Can you briefly describe your PhD project and what motivated you to undertake it?
I was motivated to pursue a PhD to deepen my knowledge of both the field and research methodologies. At the same time, I strongly value applied research and the connection to societal impact that working at a research institute offers. Combining both environments allows me to bridge fundamental research with practical applications.
My PhD focuses on the automatic extraction of structured knowledge from text, with a particular emphasis on Dutch-language sources. A vast amount of knowledge is stored in textual form, which makes it difficult for machines to process because natural language is inherently complex and ambiguous. At the same time, the volume of text is far too large for humans to analyse systematically. My research, therefore, explores how we can formalise and structure this textual knowledge so it becomes accessible for computational use.

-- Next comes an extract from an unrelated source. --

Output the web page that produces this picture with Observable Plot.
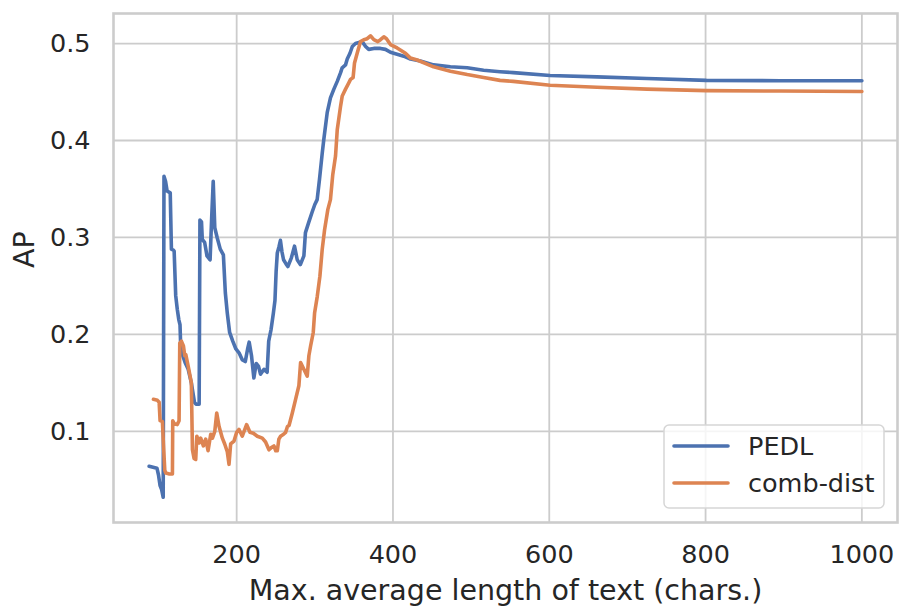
<!DOCTYPE html>
<html>
<head>
<meta charset="utf-8">
<script src="https://cdn.jsdelivr.net/npm/d3@7"></script>
<script src="https://cdn.jsdelivr.net/npm/@observablehq/plot@0.6"></script>
<style>
  html, body { margin: 0; padding: 0; background: #fff; }
  #chart { width: 900px; height: 610px; }
</style>
</head>
<body>
<div id="chart"></div>
<script>
const seriesNames = ["PEDL", "comb-dist"];
const seriesColors = ["#4c72b0", "#dd8452"];
const xTicks = [200, 400, 600, 800, 1000];
const yTicks = [0.1, 0.2, 0.3, 0.4, 0.5];
const xLabel = "Max. average length of text (chars.)";
const yLabel = "AP";

const pedlX = [88, 93, 98, 100, 102, 104, 106, 107, 109, 111, 115, 116.5, 119, 120, 122, 124, 126, 127.5, 128.5, 131, 134, 138, 142, 146, 148, 152, 153, 155, 156, 159, 162, 166, 168, 170, 172, 175, 179, 183, 185.5, 188, 191, 195, 199, 203, 207, 211, 214, 216, 219, 222, 225, 228, 230.5, 235, 239, 241, 244, 247, 249, 250.5, 252, 254, 256, 258, 260, 263, 265.5, 270, 274, 277.5, 281.5, 286, 288, 292, 296.5, 300, 303, 306, 309.5, 311.5, 315.9, 320, 324.4, 328.7, 333, 335, 339.3, 341.5, 345, 348, 352, 356.4, 360.6, 365, 369, 375.5, 384, 390.4, 396.8, 405.3, 413.8, 422.4, 435, 452, 473.5, 495, 516, 537, 554, 601, 661, 725, 801, 895, 1000];
const pedlY = [0.064, 0.063, 0.062, 0.055, 0.044, 0.040, 0.032, 0.363, 0.358, 0.348, 0.346, 0.288, 0.287, 0.286, 0.240, 0.226, 0.215, 0.210, 0.185, 0.178, 0.171, 0.164, 0.150, 0.130, 0.128, 0.128, 0.318, 0.316, 0.298, 0.295, 0.281, 0.277, 0.320, 0.358, 0.310, 0.300, 0.288, 0.282, 0.243, 0.222, 0.202, 0.193, 0.185, 0.181, 0.174, 0.172, 0.185, 0.192, 0.178, 0.155, 0.170, 0.167, 0.159, 0.164, 0.161, 0.193, 0.205, 0.222, 0.235, 0.265, 0.284, 0.290, 0.297, 0.285, 0.277, 0.273, 0.270, 0.279, 0.291, 0.277, 0.272, 0.281, 0.305, 0.315, 0.326, 0.334, 0.339, 0.360, 0.387, 0.401, 0.429, 0.444, 0.453, 0.461, 0.470, 0.475, 0.478, 0.484, 0.490, 0.497, 0.500, 0.501, 0.502, 0.497, 0.494, 0.495, 0.495, 0.494, 0.491, 0.489, 0.487, 0.484, 0.482, 0.478, 0.476, 0.475, 0.4725, 0.471, 0.470, 0.467, 0.4656, 0.464, 0.462, 0.4617, 0.4617];

const combX = [93.5, 98.6, 100.8, 102, 105, 106.3, 108, 109.3, 114, 117.8, 118.2, 120, 124, 126.3, 127.2, 129.3, 131.9, 133.6, 135, 138, 140.4, 142, 143.4, 145.5, 147.6, 149, 152, 154, 157.4, 160.4, 163.4, 166.8, 169, 172, 174.5, 177.5, 181.7, 184.7, 188, 190.2, 192.3, 196.6, 200, 203, 207.2, 212.7, 217, 221.3, 226.4, 232.8, 237, 241.3, 244, 247.7, 250, 252, 254, 256.2, 260, 262.6, 265, 267, 271.2, 275.4, 279.6, 281.8, 286, 290.3, 292.4, 294.6, 298, 299.7, 303.1, 306.5, 309.5, 312.5, 316.7, 320, 323, 326.5, 328.7, 332.9, 335.1, 339.3, 343.5, 345.7, 349, 350.8, 354.2, 358.5, 362.7, 367, 371.2, 375.5, 380.6, 384, 388.3, 391.7, 396.8, 405.3, 416, 422.4, 431, 452, 473.5, 495, 516, 537, 554, 601, 661, 725, 801, 895, 1000];
const combY = [0.133, 0.132, 0.130, 0.111, 0.110, 0.087, 0.060, 0.057, 0.056, 0.056, 0.111, 0.108, 0.107, 0.111, 0.191, 0.193, 0.188, 0.178, 0.179, 0.167, 0.157, 0.150, 0.081, 0.072, 0.071, 0.095, 0.088, 0.093, 0.085, 0.092, 0.080, 0.097, 0.093, 0.100, 0.119, 0.105, 0.093, 0.087, 0.079, 0.066, 0.087, 0.090, 0.099, 0.102, 0.095, 0.107, 0.099, 0.098, 0.095, 0.093, 0.089, 0.081, 0.083, 0.085, 0.080, 0.080, 0.092, 0.095, 0.097, 0.099, 0.105, 0.106, 0.119, 0.133, 0.147, 0.171, 0.164, 0.157, 0.178, 0.188, 0.202, 0.222, 0.239, 0.260, 0.288, 0.308, 0.329, 0.339, 0.365, 0.384, 0.411, 0.435, 0.446, 0.453, 0.4595, 0.463, 0.465, 0.480, 0.490, 0.502, 0.504, 0.505, 0.508, 0.504, 0.502, 0.504, 0.507, 0.505, 0.499, 0.4955, 0.490, 0.485, 0.483, 0.476, 0.4715, 0.468, 0.465, 0.462, 0.461, 0.457, 0.455, 0.453, 0.4515, 0.451, 0.4505];

const pedl = pedlX.map((x, i) => ({x, y: pedlY[i]}));
const comb = combX.map((x, i) => ({x, y: combY[i]}));

const W = 900, H = 610;
const M = {top: 13, right: 3, bottom: 88, left: 113};
const textColor = "#262626";
const gridColor = "#cccccc";
const lineW = 3.6;

const chart = Plot.plot({
  width: W,
  height: H,
  marginTop: M.top,
  marginRight: M.right,
  marginBottom: M.bottom,
  marginLeft: M.left,
  style: {fontFamily: "'DejaVu Sans', sans-serif", color: textColor, background: "#fff"},
  x: {domain: [42.4, 1045.6]},
  y: {domain: [0.006, 0.531]},
  marks: [
    Plot.gridX(xTicks, {stroke: gridColor, strokeOpacity: 1, strokeWidth: 1.8}),
    Plot.gridY(yTicks, {stroke: gridColor, strokeOpacity: 1, strokeWidth: 1.8}),
    Plot.frame({stroke: gridColor, strokeWidth: 2.6}),
    Plot.axisX(xTicks, {tickSize: 0, tickPadding: 22, fontSize: 25.5, label: null, tickFormat: d3.format("d"), fill: textColor}),
    Plot.axisY(yTicks, {tickSize: 0, tickPadding: 23, fontSize: 25.5, label: null, tickFormat: d => d.toFixed(1), fill: textColor}),
    Plot.line(pedl, {x: "x", y: "y", stroke: seriesColors[0], strokeWidth: lineW, strokeLinejoin: "round", strokeLinecap: "round"}),
    Plot.line(comb, {x: "x", y: "y", stroke: seriesColors[1], strokeWidth: lineW, strokeLinejoin: "round", strokeLinecap: "round"}),
    Plot.text([xLabel], {frameAnchor: "bottom", dy: 68, lineAnchor: "middle", fontSize: 28.5, fill: textColor}),
    Plot.text([yLabel], {frameAnchor: "left", dx: -89, rotate: -90, lineAnchor: "middle", fontSize: 28.5, fill: textColor})
  ]
});

document.getElementById("chart").appendChild(chart);

// Legend inside the plot, lower right
const svg = d3.select(chart);
const frameRight = W - M.right, frameBottom = H - M.bottom;
const lw = 220, lh = 83;
const lx = frameRight - 13 - lw, ly = frameBottom - 14 - lh;
const lg = svg.append("g").attr("font-family", "'DejaVu Sans', sans-serif").attr("text-anchor", "start");
lg.append("rect").attr("x", lx).attr("y", ly).attr("width", lw).attr("height", lh)
  .attr("rx", 5).attr("fill", "#fff").attr("fill-opacity", 0.8)
  .attr("stroke", "#d6d6d6").attr("stroke-width", 1.5);
seriesNames.forEach((name, i) => {
  const cy = ly + 21 + i * 37;
  lg.append("line").attr("x1", lx + 10).attr("x2", lx + 64).attr("y1", cy).attr("y2", cy)
    .attr("stroke", seriesColors[i]).attr("stroke-width", lineW).attr("stroke-linecap", "round");
  lg.append("text").attr("x", lx + 84).attr("y", cy).attr("dy", "0.35em")
    .attr("text-anchor", "start").attr("font-size", 25.5).attr("fill", textColor).text(name);
});
</script>
</body>
</html>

How, and at what stage of your PhD, did you first encounter CLARIN?
I first encountered CLARIN relatively late in my PhD, about a year ago. My supervisor connected me with a colleague who was already working with CLARIN, and through that contact, I was invited to attend the conference.
At that stage of my research, I was looking for more realistic and representative datasets. Many datasets in my domain consist of relatively simplistic or toy examples, which makes it difficult to properly evaluate methods in settings that reflect real-world complexity. CLARIN provided access to resources and a community that focuses on high-quality language data, which aligned well with the needs of my research.
Can you introduce the poster you presented during the CLARIN Annual Conference?
At the CLARIN2025 Annual Conference, I presented a poster that summarises my PhD research on the automatic extraction and evaluation of structured knowledge from text. The work focuses on how Natural Language Processing techniques, including fine-tuned language models and generative large language models, can support the creation of knowledge graphs and ontologies.
The motivation behind the poster stems from the challenge that large amounts of knowledge are stored in textual data, which is difficult to process computationally, while manually building semantic models is labour-intensive. My research investigates how these processes can be partially automated. The poster presented case studies and datasets in the legal and safety domains and highlighted my work on ontology learning and automatic evaluation metrics for knowledge graphs and ontologies. It directly reflects my doctoral research by bringing together results from multiple chapters and showing how they contribute to making textual knowledge more accessible for computational use.
One of the case studies focuses on the legal domain, where laws are described in lengthy texts with complex terminology. Legal practitioners read these texts and construct their own internal interpretation of the relevant knowledge for a case. Our goal is to make this process more transparent by automatically extracting the core knowledge from legal texts and representing it in a formal model, combining a knowledge graph with an ontology as its schema. These structured representations can support practitioners and make explicit which knowledge and interpretations of the law are used. Our results show that such knowledge can be extracted with reasonable reliability, and our current work focuses on integrating the extracted knowledge into question-answering systems for end users.
Which CLARIN tools or CLARIN-deposited resources have you used and/or contributed to so far in your PhD research?
I have not yet directly used tools or deposited resources in CLARIN, mainly because I became familiar with it relatively late in my PhD. My experience is still exploratory and mostly based on conference exposure and colleagues. From a PhD perspective, guidance on where resources are and how to integrate them into research workflows would be helpful. However, I created several annotated Dutch and English datasets for knowledge graph extraction and ontology learning, which could be valuable to share through CLARIN in the future.
How has using CLARIN influenced your PhD research or skill set?
CLARIN has mainly increased my awareness of the importance of sharing datasets and ensuring reproducibility.
Do you see your experience with CLARIN as relevant for your future academic or non-academic career?
Yes. CLARIN supports best practices in language resource sharing and reproducibility, which are highly relevant to my work. I expect to use and recommend it more actively in future research and collaborations.
From your perspective as a PhD researcher, are there types of data, languages, tools, or workflows that are especially important for early-career researchers?
Maybe not so much a type of data or workflow, but an overview of datasets, benchmarks, and scores on them would really help. The source I used for that went offline, and since then, I have been searching for an alternative.
Do you think your national CLARIN node should be better integrated into doctoral training and supervision?
Yes, I was not aware it existed until late, so I would appreciate it if supervisors and research groups can centrally introduce it in relevant disciplines somewhere in the first year.